— Begin Dataset rows —

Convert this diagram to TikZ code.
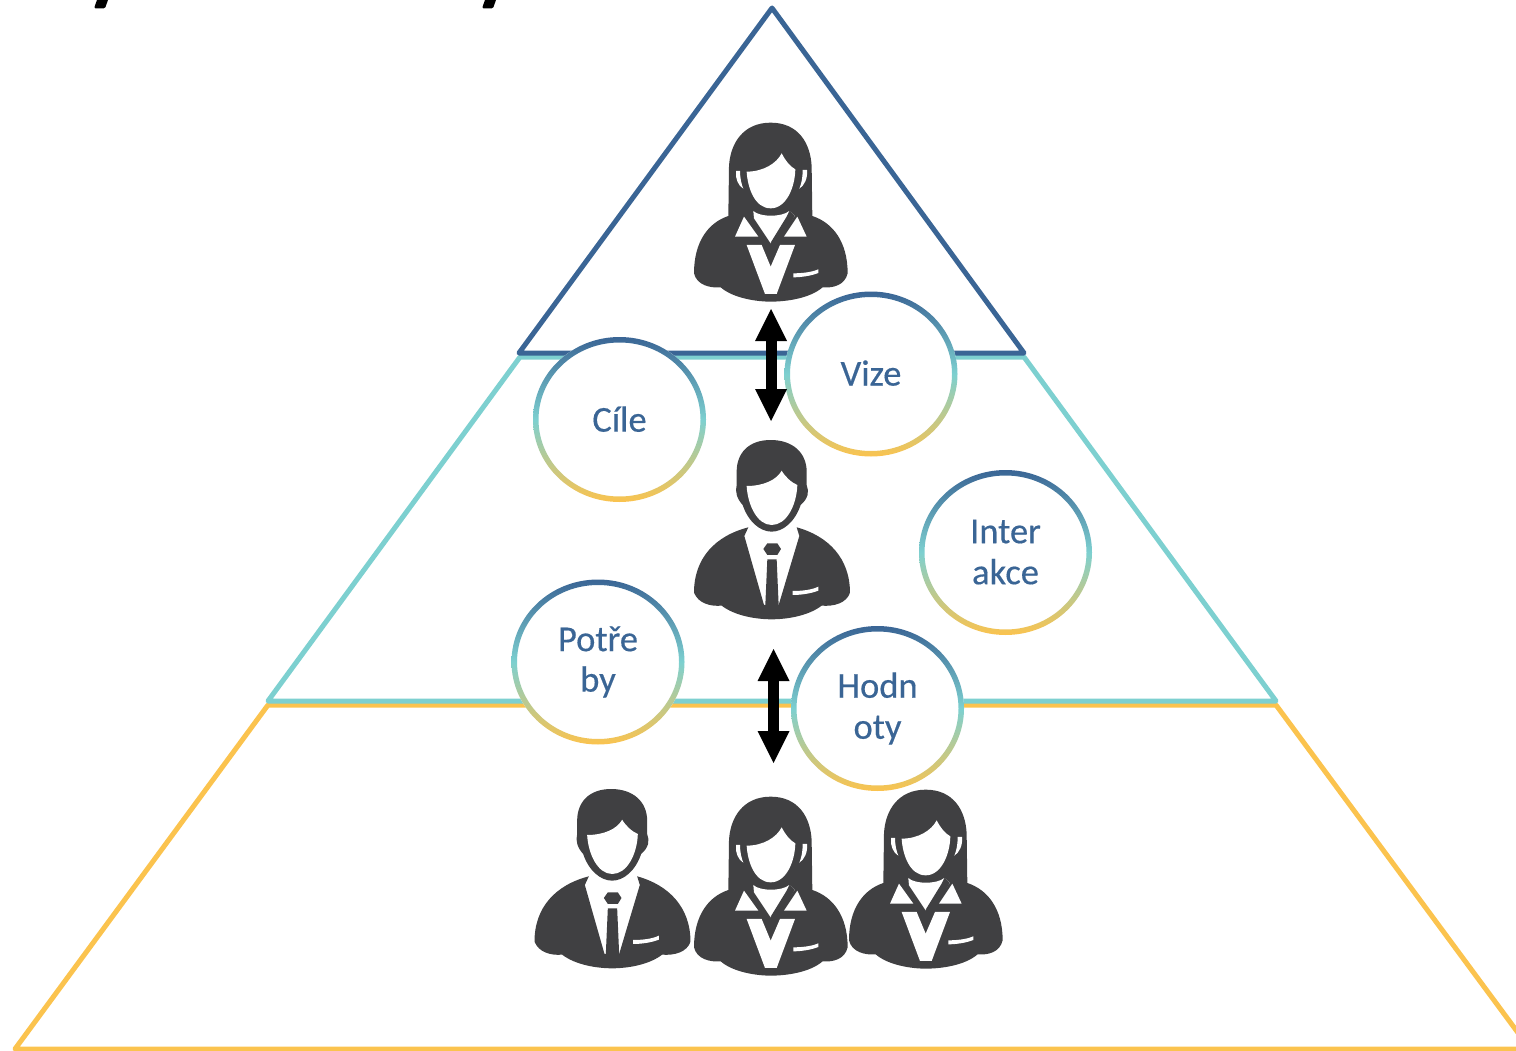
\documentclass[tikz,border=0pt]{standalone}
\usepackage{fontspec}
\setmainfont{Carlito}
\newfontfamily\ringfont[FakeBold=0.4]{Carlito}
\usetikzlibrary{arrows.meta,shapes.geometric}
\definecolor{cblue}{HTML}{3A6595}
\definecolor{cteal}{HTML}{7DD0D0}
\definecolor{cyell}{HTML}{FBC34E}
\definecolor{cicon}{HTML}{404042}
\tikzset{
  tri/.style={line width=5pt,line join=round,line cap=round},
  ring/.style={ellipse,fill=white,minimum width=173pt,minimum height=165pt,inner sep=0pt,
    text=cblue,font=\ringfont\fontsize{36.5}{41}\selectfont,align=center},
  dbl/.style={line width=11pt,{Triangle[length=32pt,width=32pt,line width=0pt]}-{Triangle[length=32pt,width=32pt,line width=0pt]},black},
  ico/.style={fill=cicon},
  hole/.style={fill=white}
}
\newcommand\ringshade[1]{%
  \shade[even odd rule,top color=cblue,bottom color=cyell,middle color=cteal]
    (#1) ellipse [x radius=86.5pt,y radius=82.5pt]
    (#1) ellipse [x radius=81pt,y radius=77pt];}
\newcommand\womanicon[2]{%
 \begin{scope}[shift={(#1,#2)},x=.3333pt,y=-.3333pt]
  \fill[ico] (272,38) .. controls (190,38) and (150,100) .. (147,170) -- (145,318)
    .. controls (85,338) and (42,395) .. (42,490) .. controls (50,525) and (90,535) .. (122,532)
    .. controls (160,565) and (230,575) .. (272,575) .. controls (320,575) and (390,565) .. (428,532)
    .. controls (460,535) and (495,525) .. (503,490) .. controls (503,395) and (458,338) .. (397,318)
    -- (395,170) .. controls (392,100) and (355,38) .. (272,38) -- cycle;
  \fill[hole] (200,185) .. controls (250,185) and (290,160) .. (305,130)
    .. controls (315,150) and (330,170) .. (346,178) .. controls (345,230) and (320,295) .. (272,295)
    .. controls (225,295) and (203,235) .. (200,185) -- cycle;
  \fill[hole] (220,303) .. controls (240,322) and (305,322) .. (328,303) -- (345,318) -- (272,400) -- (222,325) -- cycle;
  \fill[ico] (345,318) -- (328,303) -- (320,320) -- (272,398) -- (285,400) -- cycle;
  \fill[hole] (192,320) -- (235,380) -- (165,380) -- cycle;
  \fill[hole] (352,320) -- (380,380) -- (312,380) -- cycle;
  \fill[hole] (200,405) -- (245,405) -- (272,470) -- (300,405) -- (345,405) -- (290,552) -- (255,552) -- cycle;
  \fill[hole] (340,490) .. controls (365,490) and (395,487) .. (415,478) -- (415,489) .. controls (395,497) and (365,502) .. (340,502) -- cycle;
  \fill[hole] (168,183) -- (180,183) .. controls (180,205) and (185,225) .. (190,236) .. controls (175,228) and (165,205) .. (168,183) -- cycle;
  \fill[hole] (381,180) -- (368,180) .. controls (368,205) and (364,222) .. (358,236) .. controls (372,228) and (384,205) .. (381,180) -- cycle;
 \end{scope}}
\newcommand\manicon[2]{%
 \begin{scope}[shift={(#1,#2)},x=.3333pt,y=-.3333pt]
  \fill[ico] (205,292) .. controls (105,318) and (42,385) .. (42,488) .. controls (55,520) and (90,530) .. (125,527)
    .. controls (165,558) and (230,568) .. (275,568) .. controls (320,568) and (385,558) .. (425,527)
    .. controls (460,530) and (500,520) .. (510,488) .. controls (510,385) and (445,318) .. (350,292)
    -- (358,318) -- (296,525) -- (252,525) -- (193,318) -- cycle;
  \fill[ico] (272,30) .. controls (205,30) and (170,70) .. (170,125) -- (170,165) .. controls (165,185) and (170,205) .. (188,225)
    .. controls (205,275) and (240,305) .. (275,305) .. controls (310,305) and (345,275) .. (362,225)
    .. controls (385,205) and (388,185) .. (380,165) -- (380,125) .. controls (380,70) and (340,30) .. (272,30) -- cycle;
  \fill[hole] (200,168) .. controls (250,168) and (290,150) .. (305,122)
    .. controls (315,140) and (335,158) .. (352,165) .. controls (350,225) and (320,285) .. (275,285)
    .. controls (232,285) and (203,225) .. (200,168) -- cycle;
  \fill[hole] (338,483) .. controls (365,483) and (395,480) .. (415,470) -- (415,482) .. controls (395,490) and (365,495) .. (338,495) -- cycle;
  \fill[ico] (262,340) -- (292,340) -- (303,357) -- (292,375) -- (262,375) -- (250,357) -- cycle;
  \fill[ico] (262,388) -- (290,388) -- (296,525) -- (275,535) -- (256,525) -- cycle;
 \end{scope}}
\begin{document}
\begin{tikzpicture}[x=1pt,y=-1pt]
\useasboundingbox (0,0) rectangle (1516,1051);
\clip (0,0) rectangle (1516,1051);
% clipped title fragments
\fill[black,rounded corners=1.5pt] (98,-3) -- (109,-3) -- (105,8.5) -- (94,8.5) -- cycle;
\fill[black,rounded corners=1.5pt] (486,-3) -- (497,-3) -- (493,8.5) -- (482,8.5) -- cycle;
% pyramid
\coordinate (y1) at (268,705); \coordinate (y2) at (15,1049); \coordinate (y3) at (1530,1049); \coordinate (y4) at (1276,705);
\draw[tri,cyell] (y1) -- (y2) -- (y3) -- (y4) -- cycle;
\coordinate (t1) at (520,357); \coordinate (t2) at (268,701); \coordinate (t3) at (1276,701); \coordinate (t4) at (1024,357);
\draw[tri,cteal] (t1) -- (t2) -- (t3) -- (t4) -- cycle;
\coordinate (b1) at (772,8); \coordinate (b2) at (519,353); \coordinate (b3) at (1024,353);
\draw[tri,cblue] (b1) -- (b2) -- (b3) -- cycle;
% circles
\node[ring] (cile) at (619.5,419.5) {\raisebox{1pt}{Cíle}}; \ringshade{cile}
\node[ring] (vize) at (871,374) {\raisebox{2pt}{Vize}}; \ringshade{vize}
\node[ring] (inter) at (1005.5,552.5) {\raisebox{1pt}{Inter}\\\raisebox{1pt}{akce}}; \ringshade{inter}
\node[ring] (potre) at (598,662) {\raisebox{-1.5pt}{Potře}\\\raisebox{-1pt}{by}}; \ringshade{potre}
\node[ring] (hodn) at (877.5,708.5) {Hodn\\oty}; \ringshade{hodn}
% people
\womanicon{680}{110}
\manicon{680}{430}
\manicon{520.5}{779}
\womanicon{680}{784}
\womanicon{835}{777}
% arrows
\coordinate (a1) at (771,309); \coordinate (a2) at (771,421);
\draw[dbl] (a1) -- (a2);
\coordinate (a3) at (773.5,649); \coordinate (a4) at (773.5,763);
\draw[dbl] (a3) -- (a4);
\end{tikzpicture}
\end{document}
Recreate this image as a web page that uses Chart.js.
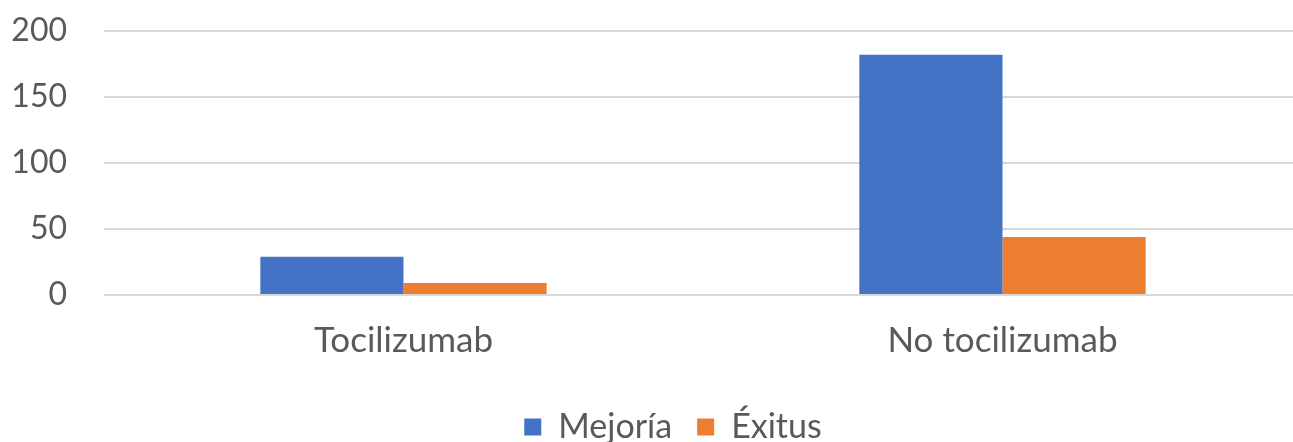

— End Dataset rows —

** Directions for this task **
Output every entry exactly as given; pictures are not part of the copy.

** Solution to this exercise **
Convert this diagram to TikZ code.
\documentclass[tikz,border=0pt]{standalone}
\usepackage{fontspec}
\setmainfont{Carlito}
\newfontfamily\ringfont[FakeBold=0.4]{Carlito}
\usetikzlibrary{arrows.meta,shapes.geometric}
\definecolor{cblue}{HTML}{3A6595}
\definecolor{cteal}{HTML}{7DD0D0}
\definecolor{cyell}{HTML}{FBC34E}
\definecolor{cicon}{HTML}{404042}
\tikzset{
  tri/.style={line width=5pt,line join=round,line cap=round},
  ring/.style={ellipse,fill=white,minimum width=173pt,minimum height=165pt,inner sep=0pt,
    text=cblue,font=\ringfont\fontsize{36.5}{41}\selectfont,align=center},
  dbl/.style={line width=11pt,{Triangle[length=32pt,width=32pt,line width=0pt]}-{Triangle[length=32pt,width=32pt,line width=0pt]},black},
  ico/.style={fill=cicon},
  hole/.style={fill=white}
}
\newcommand\ringshade[1]{%
  \shade[even odd rule,top color=cblue,bottom color=cyell,middle color=cteal]
    (#1) ellipse [x radius=86.5pt,y radius=82.5pt]
    (#1) ellipse [x radius=81pt,y radius=77pt];}
\newcommand\womanicon[2]{%
 \begin{scope}[shift={(#1,#2)},x=.3333pt,y=-.3333pt]
  \fill[ico] (272,38) .. controls (190,38) and (150,100) .. (147,170) -- (145,318)
    .. controls (85,338) and (42,395) .. (42,490) .. controls (50,525) and (90,535) .. (122,532)
    .. controls (160,565) and (230,575) .. (272,575) .. controls (320,575) and (390,565) .. (428,532)
    .. controls (460,535) and (495,525) .. (503,490) .. controls (503,395) and (458,338) .. (397,318)
    -- (395,170) .. controls (392,100) and (355,38) .. (272,38) -- cycle;
  \fill[hole] (200,185) .. controls (250,185) and (290,160) .. (305,130)
    .. controls (315,150) and (330,170) .. (346,178) .. controls (345,230) and (320,295) .. (272,295)
    .. controls (225,295) and (203,235) .. (200,185) -- cycle;
  \fill[hole] (220,303) .. controls (240,322) and (305,322) .. (328,303) -- (345,318) -- (272,400) -- (222,325) -- cycle;
  \fill[ico] (345,318) -- (328,303) -- (320,320) -- (272,398) -- (285,400) -- cycle;
  \fill[hole] (192,320) -- (235,380) -- (165,380) -- cycle;
  \fill[hole] (352,320) -- (380,380) -- (312,380) -- cycle;
  \fill[hole] (200,405) -- (245,405) -- (272,470) -- (300,405) -- (345,405) -- (290,552) -- (255,552) -- cycle;
  \fill[hole] (340,490) .. controls (365,490) and (395,487) .. (415,478) -- (415,489) .. controls (395,497) and (365,502) .. (340,502) -- cycle;
  \fill[hole] (168,183) -- (180,183) .. controls (180,205) and (185,225) .. (190,236) .. controls (175,228) and (165,205) .. (168,183) -- cycle;
  \fill[hole] (381,180) -- (368,180) .. controls (368,205) and (364,222) .. (358,236) .. controls (372,228) and (384,205) .. (381,180) -- cycle;
 \end{scope}}
\newcommand\manicon[2]{%
 \begin{scope}[shift={(#1,#2)},x=.3333pt,y=-.3333pt]
  \fill[ico] (205,292) .. controls (105,318) and (42,385) .. (42,488) .. controls (55,520) and (90,530) .. (125,527)
    .. controls (165,558) and (230,568) .. (275,568) .. controls (320,568) and (385,558) .. (425,527)
    .. controls (460,530) and (500,520) .. (510,488) .. controls (510,385) and (445,318) .. (350,292)
    -- (358,318) -- (296,525) -- (252,525) -- (193,318) -- cycle;
  \fill[ico] (272,30) .. controls (205,30) and (170,70) .. (170,125) -- (170,165) .. controls (165,185) and (170,205) .. (188,225)
    .. controls (205,275) and (240,305) .. (275,305) .. controls (310,305) and (345,275) .. (362,225)
    .. controls (385,205) and (388,185) .. (380,165) -- (380,125) .. controls (380,70) and (340,30) .. (272,30) -- cycle;
  \fill[hole] (200,168) .. controls (250,168) and (290,150) .. (305,122)
    .. controls (315,140) and (335,158) .. (352,165) .. controls (350,225) and (320,285) .. (275,285)
    .. controls (232,285) and (203,225) .. (200,168) -- cycle;
  \fill[hole] (338,483) .. controls (365,483) and (395,480) .. (415,470) -- (415,482) .. controls (395,490) and (365,495) .. (338,495) -- cycle;
  \fill[ico] (262,340) -- (292,340) -- (303,357) -- (292,375) -- (262,375) -- (250,357) -- cycle;
  \fill[ico] (262,388) -- (290,388) -- (296,525) -- (275,535) -- (256,525) -- cycle;
 \end{scope}}
\begin{document}
\begin{tikzpicture}[x=1pt,y=-1pt]
\useasboundingbox (0,0) rectangle (1516,1051);
\clip (0,0) rectangle (1516,1051);
% clipped title fragments
\fill[black,rounded corners=1.5pt] (98,-3) -- (109,-3) -- (105,8.5) -- (94,8.5) -- cycle;
\fill[black,rounded corners=1.5pt] (486,-3) -- (497,-3) -- (493,8.5) -- (482,8.5) -- cycle;
% pyramid
\coordinate (y1) at (268,705); \coordinate (y2) at (15,1049); \coordinate (y3) at (1530,1049); \coordinate (y4) at (1276,705);
\draw[tri,cyell] (y1) -- (y2) -- (y3) -- (y4) -- cycle;
\coordinate (t1) at (520,357); \coordinate (t2) at (268,701); \coordinate (t3) at (1276,701); \coordinate (t4) at (1024,357);
\draw[tri,cteal] (t1) -- (t2) -- (t3) -- (t4) -- cycle;
\coordinate (b1) at (772,8); \coordinate (b2) at (519,353); \coordinate (b3) at (1024,353);
\draw[tri,cblue] (b1) -- (b2) -- (b3) -- cycle;
% circles
\node[ring] (cile) at (619.5,419.5) {\raisebox{1pt}{Cíle}}; \ringshade{cile}
\node[ring] (vize) at (871,374) {\raisebox{2pt}{Vize}}; \ringshade{vize}
\node[ring] (inter) at (1005.5,552.5) {\raisebox{1pt}{Inter}\\\raisebox{1pt}{akce}}; \ringshade{inter}
\node[ring] (potre) at (598,662) {\raisebox{-1.5pt}{Potře}\\\raisebox{-1pt}{by}}; \ringshade{potre}
\node[ring] (hodn) at (877.5,708.5) {Hodn\\oty}; \ringshade{hodn}
% people
\womanicon{680}{110}
\manicon{680}{430}
\manicon{520.5}{779}
\womanicon{680}{784}
\womanicon{835}{777}
% arrows
\coordinate (a1) at (771,309); \coordinate (a2) at (771,421);
\draw[dbl] (a1) -- (a2);
\coordinate (a3) at (773.5,649); \coordinate (a4) at (773.5,763);
\draw[dbl] (a3) -- (a4);
\end{tikzpicture}
\end{document}
Recreate this image as a web page that uses Chart.js.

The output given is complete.